EXERCISE REQUIREMENTS:
The lines from the top of the material through the line with "const seriesColors = ['#00ffff','#ff00ff','#0000ff','#ff0000'];" are to be set down exactly. Leave the pictures out.

DATA:
────

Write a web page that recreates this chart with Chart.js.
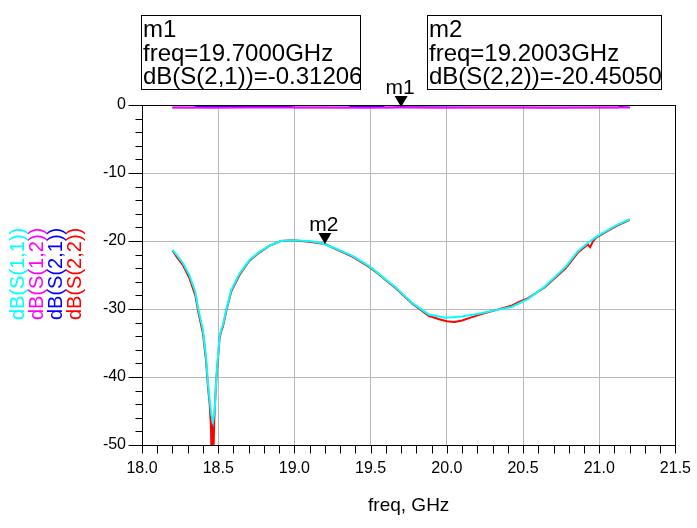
<!DOCTYPE html>
<html><head><meta charset="utf-8">
<script src="https://cdn.jsdelivr.net/npm/chart.js@4.4.0/dist/chart.umd.min.js"></script>
<style>html,body{margin:0;padding:0;background:#fff}#wrap{width:697px;height:528px}</style>
</head><body><div id="wrap"><canvas id="c" width="697" height="528"></canvas></div>
<script>
const xTickLabels = ['18.0','18.5','19.0','19.5','20.0','20.5','21.0','21.5'];
const yTickLabels = ['-50','-40','-30','-20','-10','0'];
const xAxisTitle = 'freq, GHz';

const seriesNames = ['dB(S(1,1))','dB(S(1,2))','dB(S(2,1))','dB(S(2,2))'];
const seriesColors = ['#00ffff','#ff00ff','#0000ff','#ff0000'];

const freqS11 = [18.20,18.23,18.27,18.31,18.35,18.37,18.40,18.42,18.433,18.444,18.455,18.466,18.477,18.488,18.498,18.509,18.52,18.531,18.553,18.586,18.64,18.705,18.771,18.836,18.912,18.988,19.097,19.173,19.271,19.38,19.49,19.554,19.59,19.663,19.772,19.881,19.99,20.098,20.207,20.316,20.425,20.534,20.643,20.751,20.78,20.86,20.925,20.98,21.056,21.121,21.2];
const dbS11 = [-21.3,-22.1,-23.3,-25.0,-27.5,-30.1,-33.1,-37.0,-41.0,-43.4,-45.5,-46.6,-44.9,-40.0,-37.2,-34.0,-33.0,-32.4,-30.1,-27.2,-24.8,-22.8,-21.6,-20.7,-20.0,-19.9,-20.0,-20.3,-21.1,-22.2,-23.7,-24.8,-25.5,-26.8,-29.1,-30.8,-31.3,-31.1,-30.7,-30.2,-29.7,-28.5,-26.7,-24.4,-23.8,-21.5,-20.3,-19.4,-18.4,-17.6,-16.8];

const freqS22 = [18.20,18.23,18.27,18.31,18.35,18.37,18.40,18.42,18.433,18.444,18.452,18.455,18.46,18.465,18.47,18.473,18.48,18.488,18.498,18.509,18.52,18.531,18.553,18.586,18.64,18.705,18.771,18.836,18.912,18.988,19.097,19.2003,19.271,19.38,19.49,19.554,19.59,19.663,19.772,19.881,19.95,20.0,20.05,20.10,20.15,20.207,20.25,20.316,20.425,20.47,20.534,20.643,20.751,20.78,20.86,20.925,20.94,20.96,20.98,21.056,21.121,21.2];
const dbS22 = [-21.4,-22.4,-23.6,-25.4,-28.0,-30.5,-33.6,-37.6,-41.5,-44.0,-47.0,-50.5,-47.5,-46.8,-50.5,-47.0,-43.5,-40.2,-37.4,-34.3,-33.2,-32.6,-30.3,-27.4,-25.0,-22.9,-21.7,-20.7,-20.0,-19.9,-20.1,-20.45,-21.2,-22.3,-23.8,-24.9,-25.6,-26.9,-29.2,-31.0,-31.5,-31.8,-31.9,-31.7,-31.3,-30.9,-30.6,-30.2,-29.5,-29.0,-28.4,-26.8,-24.6,-24.0,-21.7,-20.5,-20.9,-20.0,-19.5,-18.5,-17.7,-16.9];

const freqS21 = [18.2,18.34,18.36,18.6,18.98,19.0,19.35,19.37,19.58,19.6,19.7,20.2,20.7,21.12,21.14,21.2];
const dbS21 = [-0.38,-0.38,-0.24,-0.25,-0.24,-0.38,-0.38,-0.25,-0.25,-0.38,-0.31,-0.38,-0.38,-0.38,-0.25,-0.38];
const freqS12 = [18.2,18.45,18.7,18.95,19.2,19.45,19.7,19.95,20.2,20.45,20.7,20.95,21.2];
const dbS12 = [-0.38,-0.39,-0.37,-0.38,-0.38,-0.39,-0.38,-0.39,-0.38,-0.38,-0.39,-0.38,-0.38];

const markerNames = ['m1','m2'];
const markerFreqs = [19.7, 19.2003];
const markerValues = [-0.31206, -20.4505];
const markerTraces = ['dB(S(2,1))','dB(S(2,2))'];
const markerFreqText = ['19.7000GHz','19.2003GHz'];
const markerValueText = ['-0.31206','-20.45050'];

const FONT = "'Liberation Sans', Arial, sans-serif";
const pts = (xs, ys) => xs.map((v, i) => ({x: v, y: ys[i]}));

const annot = {
  id: 'annot',
  afterDraw(chart) {
    const {ctx, chartArea: a, scales: {x, y}} = chart;
    ctx.save();
    ctx.strokeStyle = '#000'; ctx.lineWidth = 1;
    const L = Math.round(a.left) + 0.5, R = Math.round(a.right) + 0.5;
    const T = Math.round(a.top) + 0.5, B = Math.round(a.bottom) + 0.5;
    ctx.strokeRect(L, T, R - L, B - T);
    ctx.beginPath();
    for (let i = 0; i <= 35; i++) {
      const px = Math.round(x.getPixelForValue(18 + i * 0.1)) + 0.5;
      ctx.moveTo(px, B); ctx.lineTo(px, B + 8);
    }
    for (let i = 0; i <= 25; i++) {
      const v = -50 + i * 2;
      const py = Math.round(y.getPixelForValue(v)) + 0.5;
      const len = (v % 10 === 0) ? 14 : 7;
      ctx.moveTo(L, py); ctx.lineTo(L - len, py);
    }
    ctx.stroke();

    ctx.font = '20px ' + FONT;
    ctx.textAlign = 'left'; ctx.textBaseline = 'alphabetic';
    seriesNames.forEach((n, i) => {
      ctx.save();
      ctx.translate(24 + i * 19, 320);
      ctx.rotate(-Math.PI / 2);
      ctx.fillStyle = seriesColors[i];
      ctx.fillText(n, 0, 0);
      ctx.restore();
    });

    ctx.fillStyle = '#000';
    ctx.font = '19px ' + FONT;
    ctx.textAlign = 'center';
    ctx.fillText(xAxisTitle, (a.left + a.right) / 2, 511);

    ctx.font = '21px ' + FONT;
    markerNames.forEach((m, i) => {
      const px = x.getPixelForValue(markerFreqs[i]);
      const py = y.getPixelForValue(markerValues[i]);
      ctx.beginPath();
      ctx.moveTo(px - 6.5, py - 11); ctx.lineTo(px + 6.5, py - 11); ctx.lineTo(px, py); ctx.closePath();
      ctx.fill();
      ctx.textAlign = 'center';
      ctx.fillText(m, px - 1, py - 13);
    });

    const boxes = [{x: 141.5, y: 15.5, w: 219, h: 74}, {x: 427.5, y: 15.5, w: 234, h: 74}];
    boxes.forEach((b, i) => {
      ctx.strokeRect(b.x, b.y, b.w, b.h);
      ctx.save();
      ctx.beginPath(); ctx.rect(b.x, b.y, b.w, b.h); ctx.clip();
      ctx.textAlign = 'left';
      ctx.font = '24px ' + FONT;
      ctx.fillText(markerNames[i], b.x + 1.5, 37);
      ctx.fillText('freq=' + markerFreqText[i], b.x + 1.5, 60.5);
      ctx.fillText(markerTraces[i] + '=' + markerValueText[i], b.x + 1.5, 84);
      ctx.restore();
    });
    ctx.restore();
  }
};

const ds = (label, xs, ys, color, w) => ({
  label, data: pts(xs, ys), borderColor: color, backgroundColor: color,
  borderWidth: w, pointRadius: 0, tension: 0, fill: false
});

new Chart(document.getElementById('c'), {
  type: 'line',
  data: {
    datasets: [
      ds(seriesNames[0], freqS11, dbS11, seriesColors[0], 2),
      ds(seriesNames[1], freqS12, dbS12, seriesColors[1], 2),
      ds(seriesNames[2], freqS21, dbS21, seriesColors[2], 1.5),
      ds(seriesNames[3], freqS22, dbS22, seriesColors[3], 2)
    ]
  },
  options: {
    responsive: false, animation: false,
    layout: {padding: {top: 105, right: 19, left: 0, bottom: 0}},
    plugins: {legend: {display: false}, tooltip: {enabled: false}},
    scales: {
      x: {
        type: 'linear', min: 18, max: 21.5,
        afterFit: s => { s.height = 83; },
        afterBuildTicks: s => { s.ticks = xTickLabels.map(t => ({value: parseFloat(t)})); },
        ticks: {callback: (v, i) => xTickLabels[i], color: '#000', font: {family: FONT, size: 16}, padding: 6, maxRotation: 0, autoSkip: false},
        grid: {color: '#b8b8b8', lineWidth: 1, tickLength: 8, tickColor: 'rgba(0,0,0,0)'},
        border: {display: true, color: '#000', width: 1}
      },
      y: {
        type: 'linear', min: -50, max: 0,
        afterFit: s => { s.width = 142; },
        afterBuildTicks: s => { s.ticks = yTickLabels.map(t => ({value: parseFloat(t)})); },
        ticks: {callback: (v, i) => yTickLabels[i], color: '#000', font: {family: FONT, size: 16}, padding: 2, autoSkip: false},
        grid: {color: '#b8b8b8', lineWidth: 1, tickLength: 14, tickColor: 'rgba(0,0,0,0)'},
        border: {display: true, color: '#000', width: 1}
      }
    }
  },
  plugins: [annot]
});
</script></body></html>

────

SOLUTION TO THIS PROBLEM:
Write a web page that recreates this chart with Chart.js.
<!DOCTYPE html>
<html><head><meta charset="utf-8">
<script src="https://cdn.jsdelivr.net/npm/chart.js@4.4.0/dist/chart.umd.min.js"></script>
<style>html,body{margin:0;padding:0;background:#fff}#wrap{width:697px;height:528px}</style>
</head><body><div id="wrap"><canvas id="c" width="697" height="528"></canvas></div>
<script>
const xTickLabels = ['18.0','18.5','19.0','19.5','20.0','20.5','21.0','21.5'];
const yTickLabels = ['-50','-40','-30','-20','-10','0'];
const xAxisTitle = 'freq, GHz';

const seriesNames = ['dB(S(1,1))','dB(S(1,2))','dB(S(2,1))','dB(S(2,2))'];
const seriesColors = ['#00ffff','#ff00ff','#0000ff','#ff0000'];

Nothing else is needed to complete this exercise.